MPS fixed interest rates on three variable rate debt issues on September 9, 2003, with a derivative interest rate swap transaction. These interest rate swaps effectively fixed through maturity the rates on the 1996 Series due in 2021 and the 2000 Series due in 2025 at 4.42% and 4.53%, respectively. The rate on the 1998 Notes due in 2008 was also fixed at 2.79% through maturity. As of December 31, 2006, the 1996 and 2000 Series and the 1998 FAME Notes had outstanding balances of $13.6 million, $9.0 million and $3.18 million, respectively. The fixed rates are higher than the previous floating rates and continue to be as of the date of this filing. Although incurring no up-front cost to execute the swaps, MPS is currently incurring increased interest expenses. However, Management believes that the fixing of interest rates over the terms of the debt will serve to protect both shareholders and consumers from what it believes to be upward variable interest rate pressures.
MPS also purchased a 7% interest rate cap, which expires in 2008, for MPS’s Taxable Electric Rate Stabilization Revenue Notes issued in 1998 on its behalf by the Finance Authority of Maine (“FAME”). Further discussion on these debt issues and the associated interest rate caps is contained in Item 8 to the Consolidated Financial Statements, “Long-Term Debt,” of the MAM 2006 Form 10-K, and is hereby incorporated by this reference.
(b) Transactions with Me&NB; The Maricor Group, Canada Ltd; and MAM’s investment in Maricor Properties Ltd are subject to foreign currency translation risk.
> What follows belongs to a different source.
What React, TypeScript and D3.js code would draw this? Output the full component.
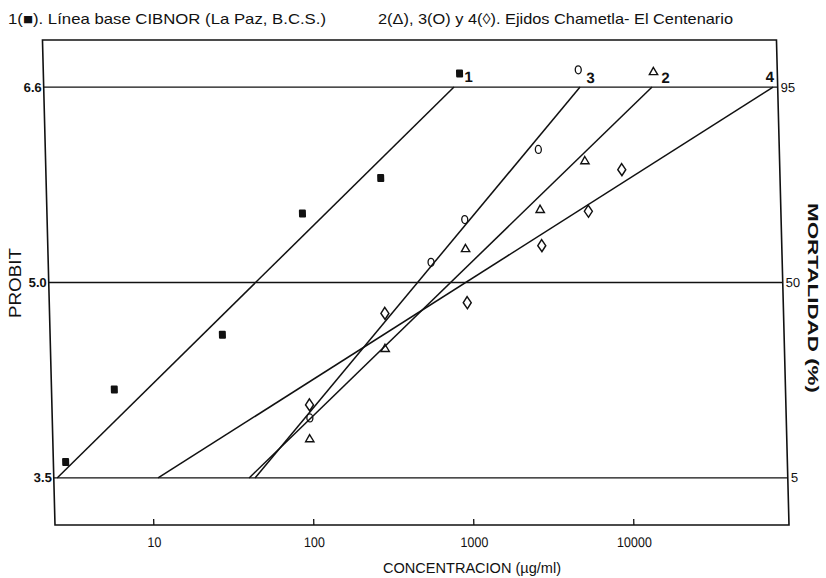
import * as d3 from "d3";
import { useEffect, useRef } from "react";

// x axis (concentration, µg/ml) decade ticks
const xTicks = [10, 100, 1000, 10000];

// probit gridlines (5% / 50% / 95%) and their printed labels
const probitTicks = [3.355, 5.0, 6.645];
const probitLabels = ["3.5", "5.0", "6.6"];
const mortalityLabels = ["5", "50", "95"];

// 1 (■) Línea base CIBNOR
const conc1 = [2.9, 6.0, 29, 96, 300, 970];
const probit1 = [3.49, 4.1, 4.56, 5.58, 5.88, 6.76];
// 2 (Δ)
const conc2 = [98, 300, 990, 2940, 5700, 15800];
const probit2 = [3.68, 4.44, 5.28, 5.61, 6.02, 6.77];
// 3 (O)
const conc3 = [99, 600, 990, 2930, 5360];
const probit3 = [3.86, 5.17, 5.53, 6.12, 6.79];
// 4 (◊)
const conc4 = [99, 303, 995, 2970, 5880, 9660];
const probit4 = [3.97, 4.74, 4.83, 5.31, 5.6, 5.95];

// fitted lines: concentration at probit 3.355 and 6.645
const fit1 = [2.55, 891];
const fit2 = [40.4, 15400];
const fit3 = [44.0, 5465];
const fit4 = [10.9, 87900];

const title1 = "1(■). Línea base CIBNOR (La Paz, B.C.S.)";
const title2 = "2(Δ), 3(O) y 4(◊).  Ejidos Chametla- El Centenario";

const App = () => {
  const svgRef = useRef<SVGSVGElement>(null);

  useEffect(() => {
    const width = 826;
    const height = 578;
    const margin = { top: 40, right: 37, bottom: 53, left: 55 };
    const font = "'Liberation Sans', Arial, sans-serif";
    const ink = "#111";

    const svg = d3.select(svgRef.current);
    svg.selectAll("*").remove();

    const x = d3
      .scaleLog()
      .domain([2.43, 93900])
      .range([margin.left, width - margin.right]);
    const y = d3
      .scaleLinear()
      .domain([2.959, 7.041])
      .range([height - margin.bottom, margin.top]);

    const y0 = height - margin.bottom;
    // the scanned page is slightly sheared
    const g = svg
      .append("g")
      .attr("transform", `translate(0,${y0}) skewX(1.48) translate(0,${-y0})`);

    // frame
    g.append("rect")
      .attr("x", margin.left)
      .attr("y", margin.top)
      .attr("width", width - margin.left - margin.right)
      .attr("height", height - margin.top - margin.bottom)
      .attr("fill", "none")
      .attr("stroke", ink)
      .attr("stroke-width", 1.6);

    // gridlines
    g.append("g")
      .selectAll("line")
      .data(probitTicks)
      .join("line")
      .attr("x1", margin.left)
      .attr("x2", width - margin.right)
      .attr("y1", (d) => y(d))
      .attr("y2", (d) => y(d))
      .attr("stroke", ink)
      .attr("stroke-width", 1.3);

    // bottom axis
    const xAxis = g
      .append("g")
      .attr("transform", `translate(0,${y0})`)
      .call(
        d3
          .axisBottom(x)
          .tickValues(xTicks)
          .tickFormat((d) => String(d))
          .tickSizeInner(-6)
          .tickSizeOuter(0)
          .tickPadding(12)
      );
    xAxis.select(".domain").remove();
    xAxis.selectAll(".tick line").attr("stroke", ink).attr("stroke-width", 1.3);
    xAxis
      .selectAll("text")
      .attr("font-family", font)
      .attr("font-size", 14)
      .attr("fill", ink)
      .attr("lengthAdjust", "spacingAndGlyphs")
      .attr("textLength", (d: any) => String(d).length * 7);

    // left labels
    g.append("g")
      .selectAll("text")
      .data(probitTicks)
      .join("text")
      .attr("x", margin.left - 2)
      .attr("y", (d) => y(d))
      .attr("dy", "0.35em")
      .attr("text-anchor", "end")
      .attr("font-family", font)
      .attr("font-weight", "bold")
      .attr("font-size", 13)
      .attr("fill", ink)
      .text((d, i) => probitLabels[i]);

    // right labels
    g.append("g")
      .selectAll("text")
      .data(probitTicks)
      .join("text")
      .attr("x", width - margin.right + 3)
      .attr("y", (d) => y(d))
      .attr("dy", "0.35em")
      .attr("font-family", font)
      .attr("font-size", 13)
      .attr("fill", ink)
      .text((d, i) => mortalityLabels[i]);

    // fitted lines
    const line = d3
      .line<[number, number]>()
      .x((d) => x(d[0]))
      .y((d) => y(d[1]));
    const pLo = probitTicks[0];
    const pHi = probitTicks[2];
    [fit1, fit2, fit3, fit4].forEach((f) => {
      g.append("path")
        .attr("d", line([[f[0], pLo], [f[1], pHi]]))
        .attr("fill", "none")
        .attr("stroke", ink)
        .attr("stroke-width", 1.5);
    });

    const pts = (c: number[], p: number[]) => c.map((v, i) => [v, p[i]] as [number, number]);

    // squares
    g.append("g")
      .selectAll("rect")
      .data(pts(conc1, probit1))
      .join("rect")
      .attr("x", (d) => x(d[0]) - 3.5)
      .attr("y", (d) => y(d[1]) - 4)
      .attr("width", 7)
      .attr("height", 8)
      .attr("rx", 1)
      .attr("fill", ink);

    // triangles
    g.append("g")
      .selectAll("path")
      .data(pts(conc2, probit2))
      .join("path")
      .attr("transform", (d) => `translate(${x(d[0])},${y(d[1])})`)
      .attr("d", d3.symbol(d3.symbolTriangle, 30)())
      .attr("fill", "none")
      .attr("stroke", ink)
      .attr("stroke-width", 1.4);

    // circles
    g.append("g")
      .selectAll("ellipse")
      .data(pts(conc3, probit3))
      .join("ellipse")
      .attr("cx", (d) => x(d[0]))
      .attr("cy", (d) => y(d[1]))
      .attr("rx", 3)
      .attr("ry", 4)
      .attr("fill", "none")
      .attr("stroke", ink)
      .attr("stroke-width", 1.3);

    // diamonds
    g.append("g")
      .selectAll("path")
      .data(pts(conc4, probit4))
      .join("path")
      .attr("transform", (d) => `translate(${x(d[0])},${y(d[1])}) scale(1.15,1)`)
      .attr("d", d3.symbol(d3.symbolDiamond, 42)())
      .attr("fill", "none")
      .attr("stroke", ink)
      .attr("stroke-width", 1.3);

    // series numbers
    const numLabel = (cx: number, cy: number, t: string) =>
      g.append("text")
        .attr("x", cx)
        .attr("y", cy)
        .attr("dy", "0.35em")
        .attr("text-anchor", "middle")
        .attr("font-family", font)
        .attr("font-weight", "bold")
        .attr("font-size", 15)
        .attr("fill", ink)
        .text(t);
    numLabel(x(conc1[conc1.length - 1]) + 9, y(probit1[probit1.length - 1]) + 3, "1");
    numLabel(x(conc3[conc3.length - 1]) + 12, y(probit3[probit3.length - 1]) + 8, "3");
    numLabel(x(conc2[conc2.length - 1]) + 12, y(probit2[probit2.length - 1]) + 6, "2");
    numLabel(x(fit4[1]) - 3, y(pHi) - 10, "4");

    // titles (narrow lettering)
    const narrowText = (
      sel: d3.Selection<SVGTextElement, unknown, null, undefined>,
      len: number
    ) => sel.attr("lengthAdjust", "spacingAndGlyphs").attr("textLength", len);

    narrowText(
      svg.append("text")
        .attr("x", 8)
        .attr("y", 24)
        .attr("font-family", font)
        .attr("font-size", 15)
        .attr("fill", ink)
        .text(title1),
      318
    );
    narrowText(
      svg.append("text")
        .attr("x", 378)
        .attr("y", 24)
        .attr("font-family", font)
        .attr("font-size", 15)
        .attr("fill", ink)
        .text(title2),
      355
    );

    // axis titles
    narrowText(
      svg.append("text")
        .attr("transform", `translate(21,283) rotate(-90)`)
        .attr("text-anchor", "middle")
        .attr("font-family", font)
        .attr("font-size", 16)
        .attr("fill", ink)
        .text("PROBIT"),
      70
    );
    narrowText(
      svg.append("text")
        .attr("transform", `translate(808,298) rotate(90)`)
        .attr("text-anchor", "middle")
        .attr("font-family", font)
        .attr("font-weight", "bold")
        .attr("font-size", 15)
        .attr("fill", ink)
        .text("MORTALIDAD (%)"),
      190
    );
    narrowText(
      svg.append("text")
        .attr("x", 472)
        .attr("y", 573)
        .attr("text-anchor", "middle")
        .attr("font-family", font)
        .attr("font-size", 15)
        .attr("fill", ink)
        .text("CONCENTRACION (µg/ml)"),
      178
    );
  }, []);

  return (
    <svg
      ref={svgRef}
      width={826}
      height={578}
      style={{ position: "absolute", left: 0, top: 0, background: "#fff" }}
    ></svg>
  );
};

export default App;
Income and expenses are translated at average rates of exchange for the period of time the income is earned or the expenses are incurred. Assets and liabilities are translated at year-end exchange rates.
30
(c) The Maricor Group and its subsidiaries incurred equity price risk when it bought the stock of certain of its subsidiaries. Part of the consideration was MAM stock. In the event that the price of MAM common stock was below a specified price when the seller wished to dispose of it, The Maricor Group (or the applicable subsidiary) agreed to pay the difference. There were 24,290 shares outstanding pursuant to this kind of agreement at March 31, 2007. At a market price of $19.00 per share at March 31, 2007, the total exposure is approximately $448,000. A $1 increase in MAM’s share price would decrease this exposure by approximately $24,000. A $1 decrease in MAM’s share price would increase this exposure by $24,000.
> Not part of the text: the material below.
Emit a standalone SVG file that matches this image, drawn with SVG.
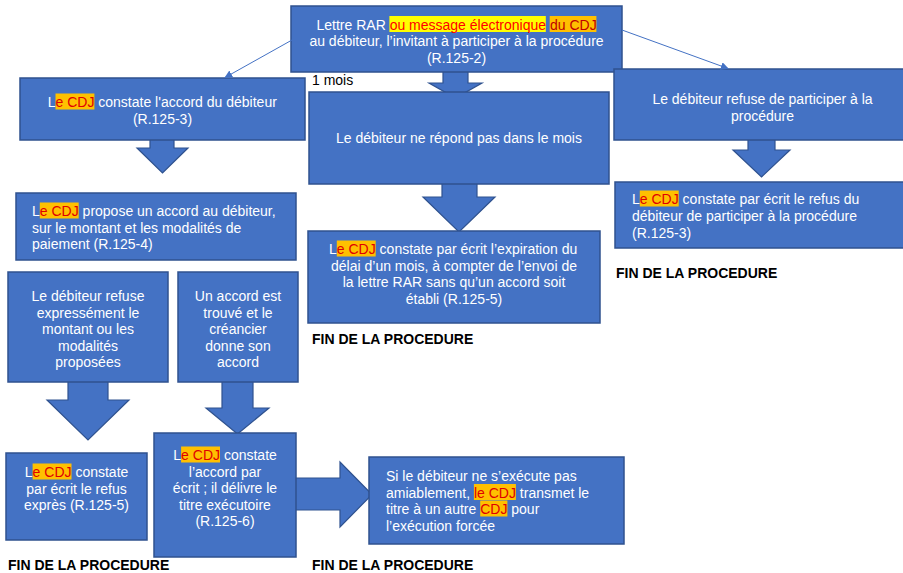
<svg xmlns="http://www.w3.org/2000/svg" width="903" height="573" viewBox="0 0 903 573">
<style>
.box{fill:#4472C4;stroke:#2F528F;stroke-width:1.5}
.arr{fill:#4472C4;stroke:#2F528F;stroke-width:1.2}
.t{font-family:"Liberation Sans",Arial,sans-serif;font-size:14px;fill:#fff}
.c{text-anchor:middle}
.r{fill:#E00000}
.hy{fill:#FFFF00}
.ho{fill:#FFC000}
.fin{font-family:"Liberation Sans",Arial,sans-serif;font-size:14px;font-weight:bold;fill:#000}
.lbl{font-family:"Liberation Sans",Arial,sans-serif;font-size:14px;fill:#000}
.ln{stroke:#4472C4;stroke-width:1;fill:none}
</style>
<defs>
<marker id="ah" viewBox="0 0 10 10" refX="9" refY="5" markerWidth="8" markerHeight="8" markerUnits="userSpaceOnUse" orient="auto">
<path d="M0,0 L10,5 L0,10 z" fill="#4472C4"/>
</marker>
</defs>
<rect width="903" height="573" fill="#fff"/>
<g id="block-arrows">
<path class="arr" d="M443,65 V83 H429 L455.5,98 L482,83 H468 V65 Z"/>
<path class="arr" d="M150,135 V148 H137 L162.5,173 L188,148 H174 V135 Z"/>
<path class="arr" d="M442,180 V197 H423 L459,232 L495,197 H477 V180 Z"/>
<path class="arr" d="M748,137 V150 H733 L761.5,177 L790,150 H775 V137 Z"/>
<path class="arr" d="M68,378 V400 H47 L88,440 L129,400 H108 V378 Z"/>
<path class="arr" d="M222,378 V408 H206 L237.5,434 L269,408 H253 V378 Z"/>
<path class="arr" d="M292,478 H340 V462 L372,494.5 L340,527 V510 H292 Z"/>
</g>
<g id="n-top">
<rect class="box" x="291" y="6" width="331" height="66"/>
<rect class="hy" x="389.4" y="16" width="156.4" height="16"/>
<rect class="ho" x="549.7" y="16" width="46.7" height="16"/>
<text class="t" x="316.5" y="29.5">Lettre RAR <tspan fill="#FF0000">ou message électronique</tspan> <tspan fill="#C00000">du CDJ</tspan></text>
<text class="t c" x="456.5" y="46">au débiteur, l’invitant à participer à la procédure</text>
<text class="t c" x="456.5" y="62.5">(R.125-2)</text>
</g>
<g id="n-accord">
<rect class="box" x="20" y="78" width="285" height="62"/>
<rect class="ho" x="55.5" y="93.5" width="38.9" height="16"/>
<text class="t" x="47.7" y="107">L<tspan class="r">e CDJ</tspan> constate l'accord du débiteur</text>
<text class="t c" x="162.5" y="123.5">(R.125-3)</text>
</g>
<g id="n-propose">
<rect class="box" x="16" y="193" width="280" height="67"/>
<rect class="ho" x="39.8" y="202.5" width="38.9" height="16"/>
<text class="t" x="32" y="216">L<tspan class="r">e CDJ</tspan> propose un accord au débiteur,</text>
<text class="t" x="32" y="232.5">sur le montant et les modalités de</text>
<text class="t" x="32" y="249">paiement (R.125-4)</text>
</g>
<g id="n-nerepond">
<rect class="box" x="309" y="92" width="300" height="92"/>
<text class="t c" x="459" y="143">Le débiteur ne répond pas dans le mois</text>
</g>
<g id="n-expiration">
<rect class="box" x="308" y="231" width="292" height="92"/>
<rect class="ho" x="336.8" y="240.5" width="38.9" height="16"/>
<text class="t" x="329" y="254">L<tspan class="r">e CDJ</tspan> constate par écrit l’expiration du</text>
<text class="t c" x="454" y="270.5">délai d’un mois, à compter de l’envoi de</text>
<text class="t c" x="454" y="287">la lettre RAR sans qu’un accord soit</text>
<text class="t c" x="454" y="303.5">établi (R.125-5)</text>
</g>
<g id="n-refuse">
<rect class="box" x="614" y="69" width="297" height="71"/>
<text class="t c" x="762.5" y="104">Le débiteur refuse de participer à la</text>
<text class="t c" x="762.5" y="120.5">procédure</text>
</g>
<g id="n-refus-ecrit">
<rect class="box" x="615" y="182" width="296" height="66"/>
<rect class="ho" x="639.8" y="190.5" width="38.9" height="16"/>
<text class="t" x="632" y="204">L<tspan class="r">e CDJ</tspan> constate par écrit le refus du</text>
<text class="t" x="632" y="221">débiteur de participer à la procédure</text>
<text class="t" x="632" y="237.5">(R.125-3)</text>
</g>
<g id="n-refuse-expr">
<rect class="box" x="8" y="272" width="160" height="110"/>
<text class="t c" x="88" y="301">Le débiteur refuse</text>
<text class="t c" x="88" y="317.5">expressément le</text>
<text class="t c" x="88" y="334">montant ou les</text>
<text class="t c" x="88" y="350.5">modalités</text>
<text class="t c" x="88" y="367">proposées</text>
</g>
<g id="n-accord-trouve">
<rect class="box" x="178" y="272" width="120" height="110"/>
<text class="t c" x="238" y="301">Un accord est</text>
<text class="t c" x="238" y="317.5">trouvé et le</text>
<text class="t c" x="238" y="334">créancier</text>
<text class="t c" x="238" y="350.5">donne son</text>
<text class="t c" x="238" y="367">accord</text>
</g>
<g id="n-refus-expres">
<rect class="box" x="6" y="453" width="141" height="87"/>
<rect class="ho" x="32.6" y="463.5" width="38.9" height="16"/>
<text class="t" x="24.8" y="477">L<tspan class="r">e CDJ</tspan> constate</text>
<text class="t c" x="76.5" y="493.5">par écrit le refus</text>
<text class="t c" x="76.5" y="510">exprès (R.125-5)</text>
</g>
<g id="n-titre">
<rect class="box" x="154" y="433" width="142" height="124"/>
<rect class="ho" x="181.1" y="446.5" width="38.9" height="16"/>
<text class="t" x="173.3" y="460">L<tspan class="r">e CDJ</tspan> constate</text>
<text class="t c" x="225" y="476.5">l’accord par</text>
<text class="t c" x="225" y="493">écrit ; il délivre le</text>
<text class="t c" x="225" y="509.5">titre exécutoire</text>
<text class="t c" x="225" y="526">(R.125-6)</text>
</g>
<g id="n-execution">
<rect class="box" x="369" y="457" width="255" height="87"/>
<rect class="ho" x="473.9" y="484" width="42" height="16"/>
<rect class="ho" x="480.2" y="500.5" width="27.2" height="16"/>
<text class="t" x="386" y="481">Si le débiteur ne s’exécute pas</text>
<text class="t" x="386" y="497.5">amiablement, <tspan class="r">le CDJ</tspan> transmet le</text>
<text class="t" x="386" y="514">titre à un autre <tspan class="r">CDJ</tspan> pour</text>
<text class="t" x="386" y="530.5">l’exécution forcée</text>
</g>
<g id="connectors">
<line class="ln" x1="292" y1="40" x2="225" y2="77.5" marker-end="url(#ah)"/>
<line class="ln" x1="622" y1="30" x2="728" y2="68.5" marker-end="url(#ah)"/>
</g>
<g id="labels">
<text class="lbl" x="312" y="85">1 mois</text>
<text class="fin" x="312" y="344">FIN DE LA PROCEDURE</text>
<text class="fin" x="616" y="278">FIN DE LA PROCEDURE</text>
<text class="fin" x="8" y="570">FIN DE LA PROCEDURE</text>
<text class="fin" x="312" y="570">FIN DE LA PROCEDURE</text>
</g>
</svg>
Market price protection of a different sort was given by Maricor Technologies when it acquired the HCI assets. Part of the consideration there was MAM preferred stock which is convertible into 26,000 shares of MAM
common stock on February 9, 2009, subject to some other conditions. To the extent that the market price of MAM common stock is then below $25 per share, the number of shares issuable on conversion is ratably increased, which could result in further dilution of MAM’s common stock. This agreement was superseded by the terms of the sale of the MTI assets to HCI on April 13, 2007. Under this agreement, HCI converted its remaining 6,500 preferred shares to 26,000 common shares on that date. If MAM’s stock price is less than $25 on March 31, 2008, HCI is entitled to additional shares of common stock.
(d) The Company’s unregulated real estate development and investment subsidiary, Maricor Properties Ltd, and its subsidiaries, Cornwallis Court Developments Ltd and Mecel Properties Ltd, are subject to certain risks and uncertainties including, but not necessarily limited to interest rate risks associated with variable interest rates, shifts in local real estate market conditions; market-based competition; the inability to fully lease rental properties; facility performance related to unforeseen or unknown structural, mechanical and/or electrical systems failures; unexpected increases in property rehabilitation costs; new government regulations; and tenant credit and default risks.
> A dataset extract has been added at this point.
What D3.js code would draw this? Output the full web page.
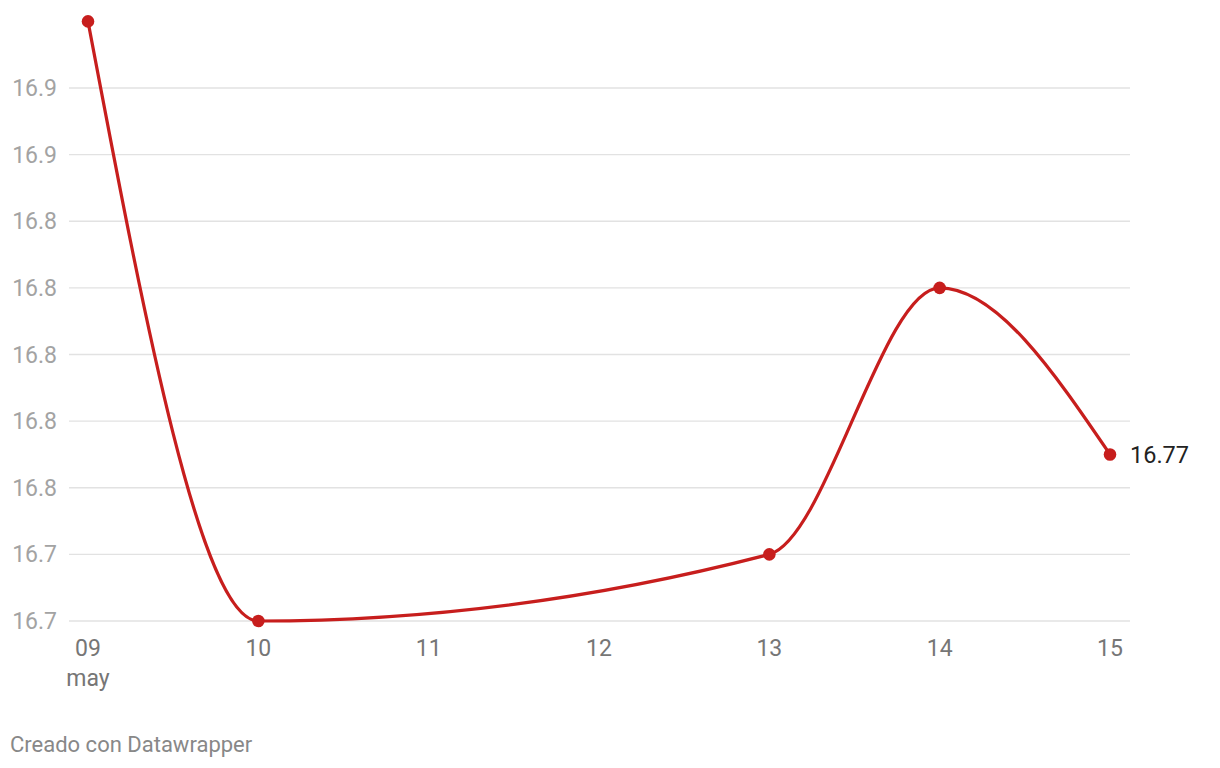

Item 4. Controls and Procedures
1. Evaluation of disclosure controls and procedures.
The Company’s Management, including the Company’s Interim Chief Executive Officer, and Chief Financial Officer, are responsible for establishing and maintaining disclosure controls and procedures for the Company and its subsidiaries. Management has designed such controls and procedures to (a) give reasonable assurance that the information required to be disclosed by the Company in reports that it files under the Exchange Act is recorded, processed, summarized and reported within the time periods specified in the rules and forms of the SEC, and (b) ensure that such information is accumulated and communicated to Management to allow timely decisions regarding required disclosure. Management evaluated the Company’s disclosure controls and procedures as of the end of the period covered by this quarterly report. Based on the evaluation, the aforementioned officers concluded that the Company’s disclosure controls and procedures are working effectively.
2. Changes in Internal Controls over Financial Reporting
There was no change in the Company’s internal control over financial reporting that occurred during the most recent fiscal quarter.
As a non-accelerated filer, the Company is evaluating actions necessary to comply with Section 404 of The Sarbanes-Oxley Act with respect to its internal control over financial reporting.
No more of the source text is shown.